Mr. Mohammad thinks that Turkey’s involvement in African affairs and the Red Sea makes the Egyptians, the Saudis, and the Israelis uneasy and concerned. This means a pro-Muslim Brothers regional power is now in their backyard – after dealing with it in other areas.

Turkey’s involvement in the Red Sea could lead to further instability in the region and might cement the Saudi – Egyptian alliance and could lead to more cooperation with Israel. The new gas agreement with Egypt might be an indirect result of an increasing Turkish role in the region, he argued.

Turkey’s relations with the African continent, and especially North Africa, has dramatically increased over the past decade. Ankara has opened dozens of embassies in countries where it previously lacked diplomatic representation.

At the moment, both Saudi Arabia and Egypt are wary of Turkish geopolitics, because of the realignment of Sunni powers over the Qatar dispute, said Muqtedar Khan, Professor of Islam and Global Affairs at the University of Delaware. 

He noted that Turkey has aligned itself with Qatar to some extent. Turkey and Egypt remain in a tense relationship ever since the counter-revolution against the Morsi government.

“So the expansion of Turkish influence in Syria and Qatar, and now in the MENA region will be seen as a move towards the establishment of regional hegemony,” he told Globe Post Turkey. “Until now Saudi Arabia was the leader of the Islamic World and Egypt of the Arab World, but Turkey’s entry in the MENA region challenges both those positions.”

Sudan Factor Stirs Dispute With Egypt

Turkey under the Erdogan leadership is reorienting its foreign policy in a way to reduce its dependence on economic ties with the West. The simmering row with the U.S. over Turkey’s military offensive in northern Syria and the tense relations with the EU push Ankara to engage in other regions, develop ties with Asian and African countries.

But its ambitious agenda stirs backlash regional countries, especially when Turkey announced the building of a military base on a Sudanese island in the Red Sea.

Although both Sudan and Turkey denied any plans for a military base in Suakin (Sawakin), Egypt and Gulf monarchies are likely to see the Turkish move through the prism of their struggle with the Muslim Brotherhood in the region in the wake of the “Arab Spring,” said Musa Murawih, an expert on media, politics and history of the Arab World at the University of Denver.

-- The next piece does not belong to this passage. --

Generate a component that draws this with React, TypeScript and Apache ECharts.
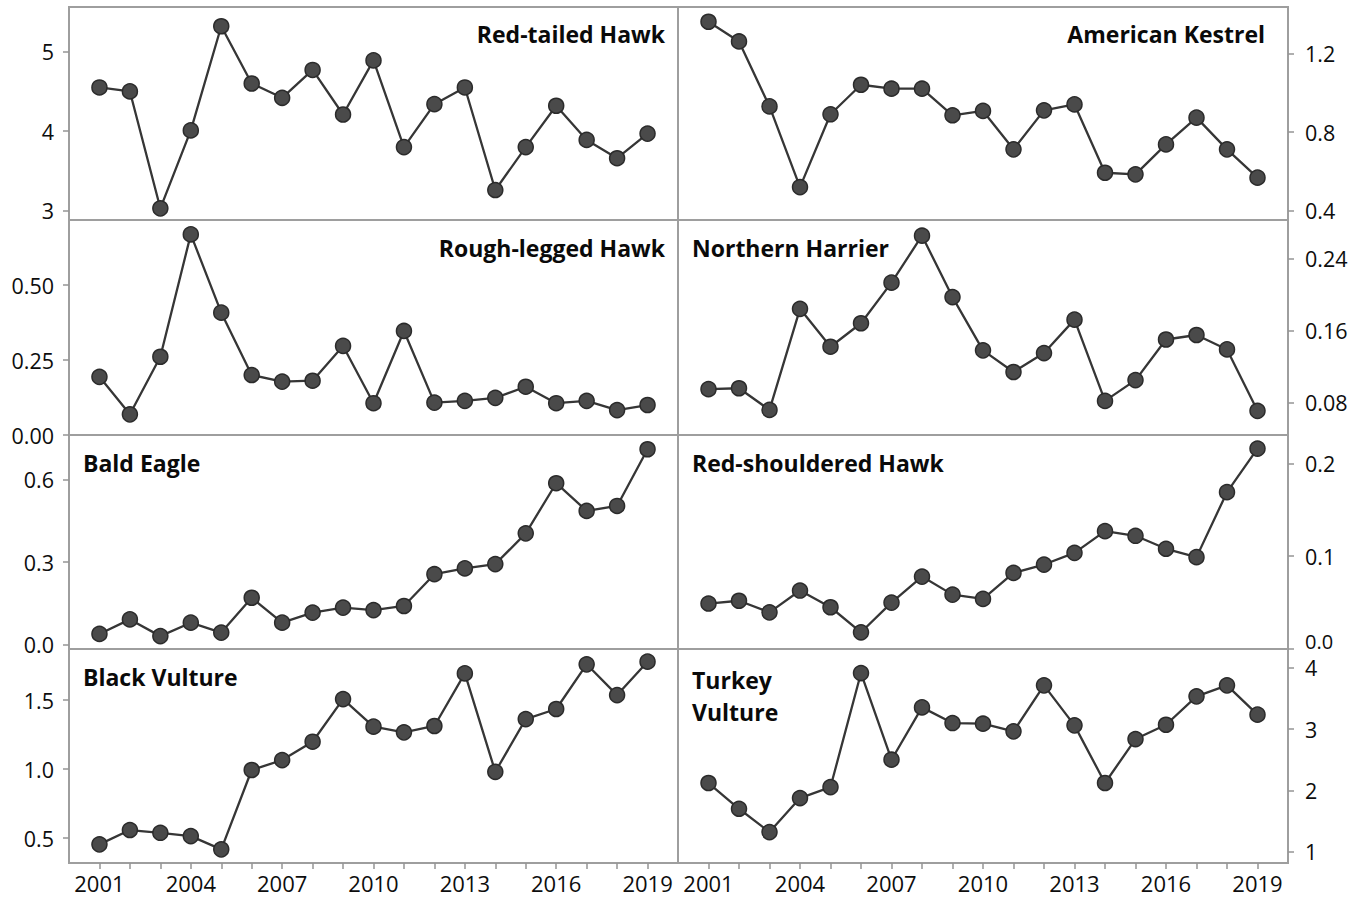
import React, { useEffect, useRef } from "react";
import * as echarts from "echarts";

const years = [2001, 2002, 2003, 2004, 2005, 2006, 2007, 2008, 2009, 2010, 2011, 2012, 2013, 2014, 2015, 2016, 2017, 2018, 2019];
const yearLabels = [2001, 2004, 2007, 2010, 2013, 2016, 2019];

const redTailedHawk = [4.55, 4.5, 3.03, 4.01, 5.32, 4.6, 4.42, 4.77, 4.21, 4.89, 3.8, 4.34, 4.55, 3.26, 3.8, 4.32, 3.89, 3.66, 3.97];
const americanKestrel = [1.36, 1.26, 0.93, 0.52, 0.89, 1.04, 1.02, 1.02, 0.885, 0.907, 0.712, 0.91, 0.94, 0.593, 0.585, 0.737, 0.873, 0.712, 0.568];
const roughLeggedHawk = [0.194, 0.069, 0.261, 0.669, 0.408, 0.2, 0.178, 0.181, 0.297, 0.106, 0.347, 0.108, 0.114, 0.124, 0.161, 0.106, 0.114, 0.083, 0.1];
const northernHarrier = [0.095, 0.096, 0.072, 0.184, 0.142, 0.168, 0.213, 0.265, 0.197, 0.138, 0.114, 0.135, 0.172, 0.082, 0.105, 0.15, 0.155, 0.139, 0.071];
const baldEagle = [0.038, 0.091, 0.03, 0.079, 0.043, 0.17, 0.079, 0.116, 0.134, 0.125, 0.14, 0.256, 0.277, 0.293, 0.405, 0.588, 0.487, 0.505, 0.712];
const redShoulderedHawk = [0.049, 0.052, 0.0395, 0.063, 0.045, 0.018, 0.05, 0.078, 0.0586, 0.054, 0.082, 0.091, 0.1036, 0.127, 0.122, 0.108, 0.099, 0.169, 0.216];
const blackVulture = [0.454, 0.558, 0.538, 0.514, 0.418, 0.993, 1.065, 1.198, 1.507, 1.307, 1.266, 1.312, 1.693, 0.98, 1.362, 1.435, 1.759, 1.536, 1.778];
const turkeyVulture = [2.12, 1.7, 1.32, 1.875, 2.054, 3.913, 2.5, 3.353, 3.098, 3.087, 2.962, 3.712, 3.06, 2.12, 2.837, 3.07, 3.533, 3.712, 3.234];

const ticksRedTailed = [3, 4, 5];
const ticksKestrel = [0.4, 0.8, 1.2];
const ticksRoughLegged = [0, 0.25, 0.5];
const ticksHarrier = [0.08, 0.16, 0.24];
const ticksBaldEagle = [0, 0.3, 0.6];
const ticksRedShouldered = [0, 0.1, 0.2];
const ticksBlackVulture = [0.5, 1.0, 1.5];
const ticksTurkeyVulture = [1, 2, 3, 4];

const panels = [
  { name: "Red-tailed Hawk", data: redTailedHawk, ticks: ticksRedTailed, dec: 0, min: 2.883, max: 5.562, col: 0, row: 0, titleSide: "right", liftMin: false },
  { name: "American Kestrel", data: americanKestrel, ticks: ticksKestrel, dec: 1, min: 0.353, max: 1.435, col: 1, row: 0, titleSide: "right", liftMin: false },
  { name: "Rough-legged Hawk", data: roughLeggedHawk, ticks: ticksRoughLegged, dec: 2, min: 0, max: 0.717, col: 0, row: 1, titleSide: "right", liftMin: false },
  { name: "Northern Harrier", data: northernHarrier, ticks: ticksHarrier, dec: 2, min: 0.0442, max: 0.2824, col: 1, row: 1, titleSide: "left", liftMin: false },
  { name: "Bald Eagle", data: baldEagle, ticks: ticksBaldEagle, dec: 1, min: -0.017, max: 0.764, col: 0, row: 2, titleSide: "left", liftMin: false },
  { name: "Red-shouldered Hawk", data: redShoulderedHawk, ticks: ticksRedShouldered, dec: 1, min: 0, max: 0.2306, col: 1, row: 2, titleSide: "left", liftMin: true },
  { name: "Black Vulture", data: blackVulture, ticks: ticksBlackVulture, dec: 1, min: 0.319, max: 1.87, col: 0, row: 3, titleSide: "left", liftMin: false },
  { name: "Turkey\nVulture", data: turkeyVulture, ticks: ticksTurkeyVulture, dec: 0, min: 0.816, max: 4.305, col: 1, row: 3, titleSide: "left", liftMin: false },
];

const rowTops = [7, 220, 435, 649];
const rowHeights = [213, 215, 214, 214];
const colLefts = [69, 678];
const colWidths = [609, 610];
const titleCenters = [34, 248, 463, 677];
const titleRightEdges = [665, 1265];

const FONT = "'Open Sans', 'Noto Sans', sans-serif";
const Y_FONT_SIZE = 21.5;

export default function App() {
  const ref = useRef<HTMLDivElement>(null);
  useEffect(() => {
    if (!ref.current) return;
    const chart = echarts.init(ref.current, undefined, { renderer: "svg" });
    const grids: any[] = [];
    const xAxes: any[] = [];
    const yAxes: any[] = [];
    const series: any[] = [];
    const titles: any[] = [];
    panels.forEach((p, i) => {
      grids.push({
        left: colLefts[p.col],
        top: rowTops[p.row],
        width: colWidths[p.col],
        height: rowHeights[p.row],
        show: true,
        borderColor: "#9e9e9e",
        borderWidth: 2,
        backgroundColor: "transparent",
        containLabel: false,
      });
      const bottom = p.row === 3;
      xAxes.push({
        type: "value",
        gridIndex: i,
        min: 2000,
        max: 2020,
        axisLine: { show: false },
        splitLine: { show: false },
        axisTick: {
          show: bottom,
          length: 6,
          lineStyle: { color: "#959595", width: 1.5 },
          customValues: years,
        },
        axisLabel: {
          show: bottom,
          customValues: yearLabels,
          formatter: (v: number) => String(v),
          fontSize: 22,
          fontFamily: FONT,
          color: "#0d0d0d",
          margin: 9,
        },
      });
      yAxes.push({
        type: "value",
        gridIndex: i,
        position: p.col === 0 ? "left" : "right",
        min: p.min,
        max: p.max,
        axisLine: { show: false },
        splitLine: { show: false },
        axisTick: {
          show: true,
          length: 6,
          lineStyle: { color: "#959595", width: 1.5 },
          customValues: p.ticks,
        },
        axisLabel: {
          customValues: p.ticks,
          formatter: (v: number) => {
            const s = v.toFixed(p.dec);
            return p.liftMin && v === p.ticks[0] ? "{lift|" + s + "}" : s;
          },
          fontSize: Y_FONT_SIZE,
          lineHeight: 16,
          fontFamily: FONT,
          color: "#0d0d0d",
          margin: p.col === 0 ? 15 : 17,
          rich: {
            lift: {
              fontSize: 20,
              fontFamily: FONT,
              color: "#0d0d0d",
              lineHeight: 15,
              padding: [0, 0, 15, 0],
            },
          },
        },
      });
      series.push({
        type: "line",
        xAxisIndex: i,
        yAxisIndex: i,
        data: years.map((y, k) => [y, p.data[k]]),
        symbol: "circle",
        symbolSize: 15,
        showSymbol: true,
        lineStyle: { color: "#363636", width: 2.3 },
        itemStyle: { color: "#4a4a4a", borderColor: "#2b2b2b", borderWidth: 1.5 },
        emphasis: { disabled: true },
        z: 3,
      });
      const multi = p.name.includes("\n");
      const lh = 32;
      const tObj: any = {
        text: p.name,
        padding: 0,
        top: titleCenters[p.row] - lh / 2,
        textStyle: {
          fontFamily: FONT,
          fontWeight: 700,
          fontSize: 23,
          color: "#0a0a0a",
          lineHeight: lh,
        },
      };
      if (p.titleSide === "right") {
        tObj.right = 1366 - titleRightEdges[p.col];
      } else {
        tObj.left = colLefts[p.col] + 14;
      }
      if (multi) tObj.top = titleCenters[p.row] - lh / 2 + 3;
      titles.push(tObj);
    });
    chart.setOption({
      animation: false,
      backgroundColor: "#ffffff",
      title: titles,
      grid: grids,
      xAxis: xAxes,
      yAxis: yAxes,
      series,
    });
    return () => chart.dispose();
  }, []);
  return (
    <div
      ref={ref}
      style={{ position: "fixed", left: 0, top: 0, width: 1366, height: 903 }}
    />
  );
}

He told Globe Post Turkey that these Gulf countries are now allied with [Abdelfattah] Sisi of Egypt, with the apparent goal of not only keeping the pre-Arab Spring regimes in power but also preventing the Muslim Brotherhood from coming to power in any future change in this restive region.

Turkey and Sudan, both seen as ruled by the Muslim Brothers, do not necessarily have the same goals, he added. “Turkey is probably thinking more trade with inner Africa (via Sudan) and the Red Sea region, with any push for direct political influence in the continent coming secondary at this time.”

Sudan, on the other hand, is likely scoring points with Egypt, on a few fronts, chief among them the dispute over the Halayib Triangle, which is located close to Suakin, he said, explaining the motive drove Sudan’s closer engagement with Turkey.

While Erdogan’s visit this week takes place in Western African countries, what concerns the Arab world and regional powers such as Saudi Arabia and Egypt is Ankara’s ambitious outreach in the Red Sea and MENA region.

So I would say it is likely all part of the shifting alliances and the uncertainty currently engulfing the region. Regimes are trying to rethink their old strategies and alliances in an attempt to secure their existence in an unpredictable political environment, Mr. Murawih added in conclusion.